Ontario Premier Doug Ford, left, speaks as Quebec Premier Francois Legault, centre, and Manitoba Premier Brian Pallister look on during a press conference in Ottawa on Friday, Sept. 18, 2020. (Sean Kilpatrick/THE CANADIAN PRESS)

Premiers seek $28B in additional health transfers from Ottawa

Four of Canada’s conservative-leaning premiers are calling on the federal government to increase health funding to the provinces by $28 billion as provincial budgets are getting a double whammy hit of rising healthcare costs and dwindling revenues due to the COVID-19 pandemic.

The boost in health funding to the provinces, which under the Canadian constitution have the primary responsibility of delivering healthcare, would bring annual transfers from the federal government to $70 billion.

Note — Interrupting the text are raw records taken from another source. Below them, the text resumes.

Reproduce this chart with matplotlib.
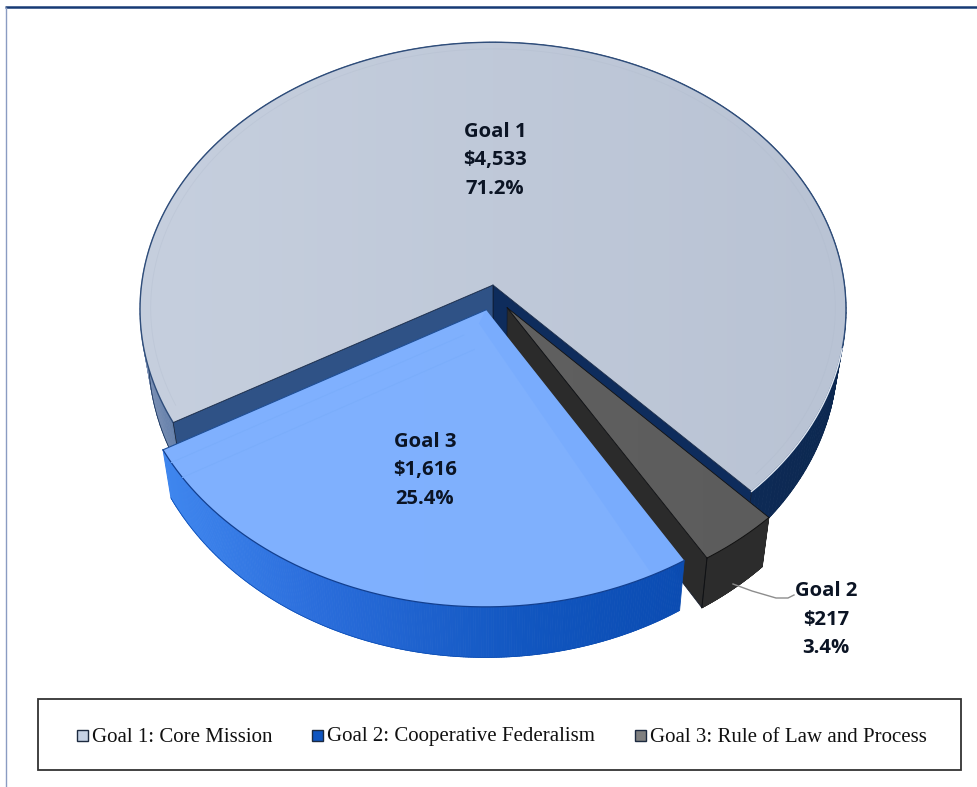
import numpy as np
import matplotlib
matplotlib.use("Agg")
import matplotlib.pyplot as plt
from matplotlib.colors import LinearSegmentedColormap
from matplotlib.patches import Polygon, Rectangle
from matplotlib.collections import PolyCollection

# Dollar amounts per goal, in pie order (clockwise)
goals = ["Goal 1", "Goal 2", "Goal 3"]
amounts = [4533, 217, 1616]
amount_labels = ["$4,533", "$217", "$1,616"]
share_labels = ["71.2%", "3.4%", "25.4%"]
legend_labels = [
    "Goal 1: Core Mission",
    "Goal 2: Cooperative Federalism",
    "Goal 3: Rule of Law and Process",
]

# Perspective set-up for the tilted disc, all in pixels
CX, CY = 493, 285
SCALE_X, SCALE_Y = 351.5, 265
TILT = 0.0916
DEPTH = 45.5
FLOOR_SHRINK = 0.976
START_ANGLE = 240.3


def project(u, v, lower=False):
    # disc coordinates -> pixel coordinates
    w = 1 + TILT * v
    x = CX + SCALE_X * u / w
    y = CY - SCALE_Y * v / w
    if lower:
        x = CX + (x - CX) * FLOOR_SHRINK
        y = y + DEPTH / w
    return x, y


def rim(a0, a1, offset=(0, 0), n=200):
    t = np.radians(np.linspace(a0, a1, n))
    return np.sin(t) + offset[0], np.cos(t) + offset[1]


def on_rim(angle, offset=(0, 0)):
    t = np.radians(angle)
    return np.sin(t) + offset[0], np.cos(t) + offset[1]


def quad(ax, p0, p1, color, z):
    # straight cut wall going from the wedge tip out to the rim
    xa, ya = project(*p0)
    xb, yb = project(*p1)
    xc, yc = project(*p1, lower=True)
    xd, yd = project(*p0, lower=True)
    ax.add_patch(Polygon([(xa, ya), (xb, yb), (xc, yc), (xd, yd)], closed=True,
                         fc=color, ec="#101a2c", lw=0.5, zorder=z))


def outer_wall(ax, a0, a1, offset, colors, stops, z):
    # curved outside wall, as thin strips shaded across the pixel width
    u, v = rim(a0, a1, offset, 240)
    x, y = project(u, v)
    xl, yl = project(u, v, lower=True)
    cmap = LinearSegmentedColormap.from_list("wall", list(zip(stops, colors)))
    lo, hi = x.min(), x.max()
    quads, faces = [], []
    for i in range(len(u) - 1):
        quads.append([(x[i], y[i]), (x[i + 1], y[i + 1]), (xl[i + 1], yl[i + 1]), (xl[i], yl[i])])
        faces.append(cmap((x[i] - lo) / (hi - lo)))
    ax.add_collection(PolyCollection(quads, facecolors=faces, edgecolors=faces, linewidths=0.6, zorder=z))
    ax.plot(xl, yl, color=colors[-1], lw=0.5, zorder=z)


def top_face(ax, a0, a1, offset, tip, colors, edge, z, lw=1.0):
    # flat top of a wedge, with a soft left-to-right shade
    u, v = rim(a0, a1, offset)
    x, y = project(u, v)
    tx, ty = project(*tip)
    xs = np.r_[tx, x]
    ys = np.r_[ty, y]
    patch = Polygon(np.c_[xs, ys], closed=True, fc="none", ec="none", zorder=z)
    ax.add_patch(patch)
    cmap = LinearSegmentedColormap.from_list("top", colors)
    grad = np.linspace(0, 1, 256).reshape(1, -1)
    img = ax.imshow(grad, cmap=cmap, extent=(xs.min(), xs.max(), ys.max(), ys.min()),
                    aspect="auto", zorder=z, interpolation="bilinear")
    img.set_clip_path(patch)
    ax.plot(x, y, color=edge, lw=lw, zorder=z + 0.1)


fig = plt.figure(figsize=(9.77, 7.87), dpi=100, facecolor="white")
ax = fig.add_axes([0, 0, 1, 1])
ax.axis("off")

# Wedge angles come straight from the amounts
spans = 360 * np.array(amounts) / sum(amounts)
ends = START_ANGLE + np.cumsum(spans)
starts = ends - spans

# Goal 1: main body of the pie
a0, a1 = starts[0], ends[0]
outer_wall(ax, a0, a1, (0, 0),
           ["#7f93b6", "#5d7aa6", "#24477c", "#0e2b59", "#0c2850"],
           [0, 0.06, 0.5, 0.8, 1], 1)
quad(ax, (0, 0), on_rim(a1), "#0e2c5c", 2)
quad(ax, (0, 0), on_rim(a0), "#2f5286", 2)
top_face(ax, a0, a1, (0, 0), (0, 0), ["#c6cfde", "#b9c3d4"], "#2f4d7a", 3)
for end_angle in (a0, a1):
    ax.plot(*zip(project(0, 0), project(*on_rim(end_angle))), color="#1b2f50", lw=0.6, zorder=3.1)
# Pale highlight where the lit top meets the dark wall
ax.plot(*project(*rim(a1 - 33, a1)), color="#dfe6f0", lw=1.0, zorder=3.2)
u, v = rim(a0 + 3, a1 - 3)
ax.plot(*project(u * 0.97, v * 0.97), color="#adb8ca", lw=0.6, alpha=0.3, zorder=3.2)

# Goal 2: the small pulled-out dark slice
off2 = (0.04, -0.085)
a0, a1 = starts[1], ends[1]
outer_wall(ax, a0, a1, off2, ["#2c2c2c", "#2c2c2c"], [0, 1], 4)
quad(ax, off2, on_rim(a1, off2), "#2b2b2b", 5)
top_face(ax, a0, a1, off2, off2, ["#606060", "#5c5c5c"], "#111111", 6, lw=0.7)
for end_angle in (a0, a1):
    ax.plot(*zip(project(*off2), project(*on_rim(end_angle, off2))), color="#111111", lw=0.6, zorder=6.2)
ax.plot(*zip(project(*on_rim(a1, off2)), project(*on_rim(a1, off2), lower=True)),
        color="#111111", lw=0.7, zorder=6)

# Goal 3: the large pulled-out blue slice
off3 = (-0.0197, -0.093)
a0, a1 = starts[2], ends[2]
outer_wall(ax, a0, a1, off3, ["#3f86ee", "#2a6ddb", "#1156c0", "#0b4cb2"], [0, 0.3, 0.7, 1], 7)
top_face(ax, a0, a1, off3, off3, ["#7fb1ff", "#80b0fd"], "#123f8f", 8, lw=0.9)

# Slightly deeper bevel down the right cut edge
side = [project(*off3), project(*on_rim(a0, off3)),
        project(*on_rim(a0 + 5.5, off3)),
        project(off3[0] - 0.02, off3[1] - 0.05)]
ax.add_patch(Polygon(side, closed=True, fc="#6ca5fd", ec="none", alpha=0.3, zorder=8.05))

# Faint bevel lines parallel to the left cut edge
t1 = np.radians(a1)
along = np.array([np.sin(t1), np.cos(t1)])
normal = np.array([-np.cos(t1), np.sin(t1)])
for n in (0.05, 0.11):
    p0 = np.array(off3) + normal * n + along * 0.1
    p1 = np.array(off3) + normal * n + along * np.sqrt(1 - n ** 2)
    ax.plot(*zip(project(*p0), project(*p1)), color="#7aadfb", lw=0.7, zorder=8.2)

# Crisp edge on the left cut of the blue slice
ax.plot(*zip(project(*off3), project(*on_rim(a1, off3))), color="#1f4f96", lw=0.8, zorder=8.3)

# Value labels
label_pos = [(495, 130), (826, 589), (425, 440)]
for name, amt, pct, (lx, ly) in zip(goals, amount_labels, share_labels, label_pos):
    for k, line in enumerate([name, amt, pct]):
        ax.text(lx, ly + 2 + 28.5 * k, line, ha="center", va="center", fontsize=14.6,
                fontweight="bold", family="Open Sans", color="#0b1424", zorder=10)

# Leader line for the small slice
ax.plot([733, 752, 776, 788, 794], [584, 591, 598, 598, 595], color="#8d8d8d", lw=1.0, zorder=9)

# Legend box along the bottom
ax.add_patch(Rectangle((38, 699), 923, 71, fc="white", ec="#333333", lw=1.3, zorder=1))
swatches = ["#c6d2e5", "#0f55c0", "#808080"]
swatch_x = [77, 312, 635]
text_x = [92, 327, 650]
for lab, col, sx, tx in zip(legend_labels, swatches, swatch_x, text_x):
    ax.add_patch(Rectangle((sx, 730), 11, 11, fc=col, ec="#1c2a40", lw=1.0, zorder=2))
    ax.text(tx, 737, lab, ha="left", va="center", fontsize=15.05,
            family="Liberation Serif", color="#111111", zorder=2)

# Page rules at the top and left
ax.plot([5, 977], [7, 7], color="#173a75", lw=1.8, solid_capstyle="butt")
ax.plot([5.5, 5.5], [7, 787], color="#8a9cc2", lw=1.0, solid_capstyle="butt")

ax.set_xlim(0, 977)
ax.set_ylim(787, 0)

fig.savefig("out.png", dpi=100)
plt.close(fig)
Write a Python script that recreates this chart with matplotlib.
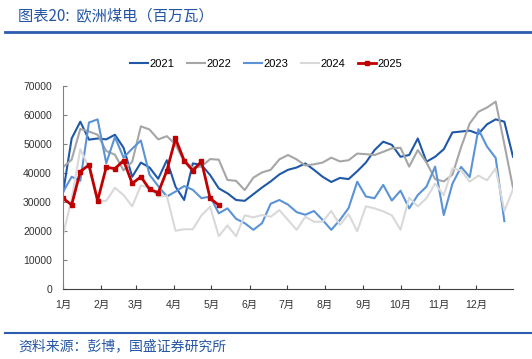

Speaking at a joint press conference in Ottawa on Friday, Ontario Premier Doug Ford, Quebec Premier Francois Legault, Manitoba Premier Brian Pallister, and Alberta Premier Jason Kenney said they want the federal government to increase its share of health care funding from the current 22 per cent to 35 per cent.

“It’s time for the federal government to do its fair share,” Legault said.

“Nothing right now is more important to Canadians than health care because without health care we have nothing. If we don’t have our health, we don’t have an economy, and my friends, we’re here to ask the federal government, to step up to the plate,” Ford said. “As demand is increasing, the support from the federal government has been going down.”

Pallister said that the pandemic has exacerbated the problems facing the provinces when it comes to delivering healthcare to Canadians.

“Right now millions of Canadians are waiting for an appointment, for a test, for consequential treatment, for surgery. Those delays are painful. A lump that isn’t diagnosed is not fun,” Pallister said.

Alberta’s Kenney said the boost in federal funding was about “fiscal fairness,” not politics.

“Canada has to be there for Alberta and for other provinces that are facing the greatest economic and fiscal challenge since the Depression,” Kenney said.

The federal government is providing $19 billion to the provinces to help ease the financial burden of the pandemic; about $10 billion of that sum is for health-related expenses.